Whilst at the museum we were informed of a cheese festival taking place in the village and of course this took our interest and we wanted to see the village in any case. Of the festival we saw many people, many busy streets of festive people, busy restaurants but absolutely not a single sign of any sort of cheese whatsoever, maybe we got there too late maybe the cheese was already finished, nevertheless the warm sunny 30 degrees weather called for ice cream and Coke rather than cheese. Our last stop would be in the Local Church as is common in Europe every village is dominated by a church steeple. The church very esthetically pleasing with many decorations, white washed walls, marble pillars supporting the arches and lots of gold left us asking the question – does this still send the right message?

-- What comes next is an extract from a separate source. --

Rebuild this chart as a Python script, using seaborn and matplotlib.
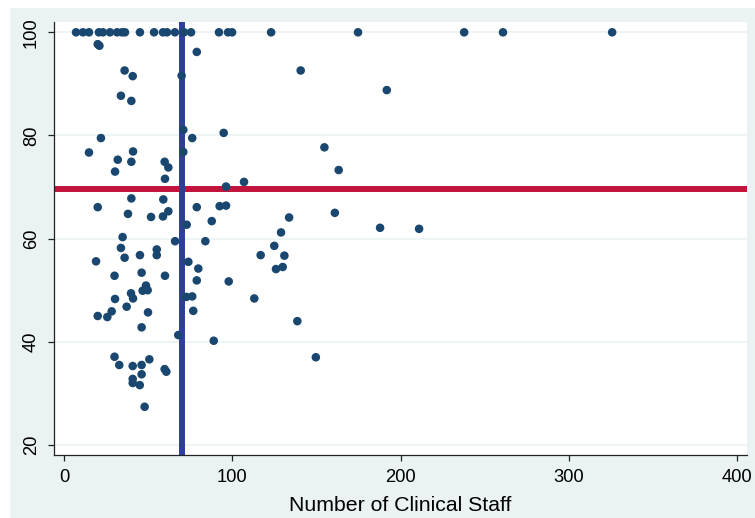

Eventually on Sunday we had to return to the modern world and reality. We made our way to Malaga early in the morning via the highway, dropped of the car at the airport dropped off Jenny’s luggage at check-in and headed into the City center to explore. The main attraction in the city was the Alcazaba of Malaga, a palace and fortification from the Moorish times. Only problem was the number of tourists because if there’s one thing as tourists we try and avoid its other tourists. The palace provided some nice views over the city and it was very clear from the decorations in the architecture that the palace had Moorish roots. But our time was up and after parting our ways Jenny headed in the general direction of the airport whilst there was just enough time for myself to do a quick Hop On Hop Off bus tour through the city to get the highlights before also making my way to the airport and back to Cologne.
A sub note and word of warning: When seeing an Olive tree do not pick the olives and assume it may taste somewhat like the olives we buy in the shops or that it may in anyway be even slightly palatable – they aren’t and you’ll be left regretting your curiosity.